• **WHAT YOU WILL DO**: Filter these entries so that only lines with the word "LaTeX" remain.
◆ ◆ ◆
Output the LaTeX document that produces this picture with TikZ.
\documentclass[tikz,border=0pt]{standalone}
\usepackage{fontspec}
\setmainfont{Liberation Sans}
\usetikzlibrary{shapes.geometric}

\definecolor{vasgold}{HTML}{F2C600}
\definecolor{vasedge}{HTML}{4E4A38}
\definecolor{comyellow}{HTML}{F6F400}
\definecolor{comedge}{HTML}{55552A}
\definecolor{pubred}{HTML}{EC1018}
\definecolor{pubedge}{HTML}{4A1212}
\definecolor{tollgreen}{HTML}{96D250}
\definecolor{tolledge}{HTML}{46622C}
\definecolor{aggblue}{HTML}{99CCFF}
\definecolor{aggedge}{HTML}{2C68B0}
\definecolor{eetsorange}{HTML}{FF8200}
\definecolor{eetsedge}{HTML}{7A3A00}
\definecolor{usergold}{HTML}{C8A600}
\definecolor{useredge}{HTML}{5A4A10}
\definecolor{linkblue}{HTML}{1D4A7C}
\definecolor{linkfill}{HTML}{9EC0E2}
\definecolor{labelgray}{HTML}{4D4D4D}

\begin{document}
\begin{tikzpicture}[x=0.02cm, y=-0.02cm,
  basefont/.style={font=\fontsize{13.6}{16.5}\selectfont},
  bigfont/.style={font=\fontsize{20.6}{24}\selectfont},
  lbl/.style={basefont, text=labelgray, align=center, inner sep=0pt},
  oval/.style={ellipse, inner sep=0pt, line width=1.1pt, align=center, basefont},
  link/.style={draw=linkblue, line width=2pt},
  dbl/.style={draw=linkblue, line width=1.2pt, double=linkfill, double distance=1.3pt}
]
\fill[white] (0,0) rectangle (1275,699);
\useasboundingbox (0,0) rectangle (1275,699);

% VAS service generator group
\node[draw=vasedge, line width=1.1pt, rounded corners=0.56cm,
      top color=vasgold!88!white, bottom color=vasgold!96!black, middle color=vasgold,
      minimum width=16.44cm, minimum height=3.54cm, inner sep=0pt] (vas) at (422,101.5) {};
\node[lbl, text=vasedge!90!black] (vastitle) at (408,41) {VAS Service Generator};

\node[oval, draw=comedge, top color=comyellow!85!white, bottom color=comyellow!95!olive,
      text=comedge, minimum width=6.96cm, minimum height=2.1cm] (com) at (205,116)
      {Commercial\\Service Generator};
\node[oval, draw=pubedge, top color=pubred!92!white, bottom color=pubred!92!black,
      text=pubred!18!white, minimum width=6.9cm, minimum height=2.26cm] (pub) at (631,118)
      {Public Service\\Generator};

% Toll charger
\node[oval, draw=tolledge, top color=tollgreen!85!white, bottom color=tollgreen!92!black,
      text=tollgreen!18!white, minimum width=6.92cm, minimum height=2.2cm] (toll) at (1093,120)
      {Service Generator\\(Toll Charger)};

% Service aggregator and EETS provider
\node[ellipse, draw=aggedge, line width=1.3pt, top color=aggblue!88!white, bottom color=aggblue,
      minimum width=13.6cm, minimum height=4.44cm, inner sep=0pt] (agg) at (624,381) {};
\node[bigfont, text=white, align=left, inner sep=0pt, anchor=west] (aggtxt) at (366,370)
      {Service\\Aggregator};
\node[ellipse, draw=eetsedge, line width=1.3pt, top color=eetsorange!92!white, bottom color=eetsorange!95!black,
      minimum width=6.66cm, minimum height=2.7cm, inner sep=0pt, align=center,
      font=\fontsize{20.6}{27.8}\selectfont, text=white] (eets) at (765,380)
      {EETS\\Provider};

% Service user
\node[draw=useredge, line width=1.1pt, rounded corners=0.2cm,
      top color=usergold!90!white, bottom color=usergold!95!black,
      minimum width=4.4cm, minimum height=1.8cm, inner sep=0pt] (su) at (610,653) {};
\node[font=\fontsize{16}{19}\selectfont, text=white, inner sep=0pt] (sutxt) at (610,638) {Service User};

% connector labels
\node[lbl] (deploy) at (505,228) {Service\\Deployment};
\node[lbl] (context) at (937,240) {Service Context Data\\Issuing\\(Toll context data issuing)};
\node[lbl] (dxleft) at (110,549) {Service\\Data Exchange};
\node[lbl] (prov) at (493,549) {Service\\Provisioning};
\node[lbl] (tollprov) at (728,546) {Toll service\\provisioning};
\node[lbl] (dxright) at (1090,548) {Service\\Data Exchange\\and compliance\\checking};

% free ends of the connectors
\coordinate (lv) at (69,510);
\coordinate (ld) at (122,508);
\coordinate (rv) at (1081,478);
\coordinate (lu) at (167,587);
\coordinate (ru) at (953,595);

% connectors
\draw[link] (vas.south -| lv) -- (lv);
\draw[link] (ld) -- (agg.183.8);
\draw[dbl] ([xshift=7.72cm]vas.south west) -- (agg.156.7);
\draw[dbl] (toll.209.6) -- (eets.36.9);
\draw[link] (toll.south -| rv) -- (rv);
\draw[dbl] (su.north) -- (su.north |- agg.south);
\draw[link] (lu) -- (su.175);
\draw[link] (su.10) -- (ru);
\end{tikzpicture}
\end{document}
◆ ◆ ◆
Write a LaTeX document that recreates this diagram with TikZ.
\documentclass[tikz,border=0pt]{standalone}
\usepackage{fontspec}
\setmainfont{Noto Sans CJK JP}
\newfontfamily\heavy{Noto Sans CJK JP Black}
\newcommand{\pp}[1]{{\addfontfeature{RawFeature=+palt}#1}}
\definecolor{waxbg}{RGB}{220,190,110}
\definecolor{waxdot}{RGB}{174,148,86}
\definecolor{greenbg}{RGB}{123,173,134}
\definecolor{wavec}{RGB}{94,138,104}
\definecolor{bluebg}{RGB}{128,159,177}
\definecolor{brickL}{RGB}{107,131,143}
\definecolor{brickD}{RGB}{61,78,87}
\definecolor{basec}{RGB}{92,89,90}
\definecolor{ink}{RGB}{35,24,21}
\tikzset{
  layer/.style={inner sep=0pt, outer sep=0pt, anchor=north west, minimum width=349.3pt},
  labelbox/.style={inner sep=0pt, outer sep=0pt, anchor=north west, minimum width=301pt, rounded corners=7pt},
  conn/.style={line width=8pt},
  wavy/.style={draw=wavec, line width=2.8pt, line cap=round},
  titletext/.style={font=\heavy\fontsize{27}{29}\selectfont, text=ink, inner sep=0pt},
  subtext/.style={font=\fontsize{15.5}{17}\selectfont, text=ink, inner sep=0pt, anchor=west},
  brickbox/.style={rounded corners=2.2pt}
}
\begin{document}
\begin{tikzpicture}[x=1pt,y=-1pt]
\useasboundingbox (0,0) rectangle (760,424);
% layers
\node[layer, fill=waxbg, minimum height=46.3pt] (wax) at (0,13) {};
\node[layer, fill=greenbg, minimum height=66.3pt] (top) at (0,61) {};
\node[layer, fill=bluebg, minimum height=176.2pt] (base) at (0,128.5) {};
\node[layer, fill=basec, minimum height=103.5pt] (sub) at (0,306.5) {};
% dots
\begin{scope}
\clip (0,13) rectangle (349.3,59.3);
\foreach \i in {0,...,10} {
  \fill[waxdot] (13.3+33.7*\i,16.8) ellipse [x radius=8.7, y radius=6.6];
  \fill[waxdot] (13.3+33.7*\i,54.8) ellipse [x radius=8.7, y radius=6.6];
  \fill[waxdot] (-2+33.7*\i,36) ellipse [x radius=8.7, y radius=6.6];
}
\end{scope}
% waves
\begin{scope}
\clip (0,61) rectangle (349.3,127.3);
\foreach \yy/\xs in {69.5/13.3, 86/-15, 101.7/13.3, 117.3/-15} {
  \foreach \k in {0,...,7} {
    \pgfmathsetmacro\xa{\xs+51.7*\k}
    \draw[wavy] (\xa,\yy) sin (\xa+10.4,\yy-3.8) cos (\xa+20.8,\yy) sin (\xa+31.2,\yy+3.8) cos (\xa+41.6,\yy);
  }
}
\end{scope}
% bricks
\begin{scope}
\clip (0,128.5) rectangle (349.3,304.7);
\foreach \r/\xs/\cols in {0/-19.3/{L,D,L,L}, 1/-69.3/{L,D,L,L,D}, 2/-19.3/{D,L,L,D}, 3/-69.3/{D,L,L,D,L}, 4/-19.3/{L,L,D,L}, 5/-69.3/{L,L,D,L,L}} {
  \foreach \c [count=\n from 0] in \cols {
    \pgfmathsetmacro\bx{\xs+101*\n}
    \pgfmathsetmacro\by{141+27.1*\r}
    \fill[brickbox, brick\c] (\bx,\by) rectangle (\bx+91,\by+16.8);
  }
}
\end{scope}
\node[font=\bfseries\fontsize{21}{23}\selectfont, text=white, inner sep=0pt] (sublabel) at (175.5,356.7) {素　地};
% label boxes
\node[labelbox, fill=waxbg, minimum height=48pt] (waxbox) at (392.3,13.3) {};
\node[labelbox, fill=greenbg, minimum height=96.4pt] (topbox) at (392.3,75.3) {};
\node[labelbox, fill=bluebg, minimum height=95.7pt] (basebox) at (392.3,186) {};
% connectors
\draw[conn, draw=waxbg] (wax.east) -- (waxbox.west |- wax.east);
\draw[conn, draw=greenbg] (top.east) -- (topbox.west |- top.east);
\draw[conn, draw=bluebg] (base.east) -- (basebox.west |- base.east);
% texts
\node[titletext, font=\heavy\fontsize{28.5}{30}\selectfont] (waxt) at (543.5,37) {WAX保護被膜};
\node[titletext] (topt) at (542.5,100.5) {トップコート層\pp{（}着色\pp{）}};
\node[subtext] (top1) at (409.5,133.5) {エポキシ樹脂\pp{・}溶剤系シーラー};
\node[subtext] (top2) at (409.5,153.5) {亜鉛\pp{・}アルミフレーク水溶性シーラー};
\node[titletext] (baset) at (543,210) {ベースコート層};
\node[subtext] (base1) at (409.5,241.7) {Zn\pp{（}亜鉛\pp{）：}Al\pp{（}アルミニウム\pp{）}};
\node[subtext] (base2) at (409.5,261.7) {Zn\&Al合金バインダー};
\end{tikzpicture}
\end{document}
◆ ◆ ◆
• **COMPLETE RESPONSE**:
Output the LaTeX document that produces this picture with TikZ.
Write a LaTeX document that recreates this diagram with TikZ.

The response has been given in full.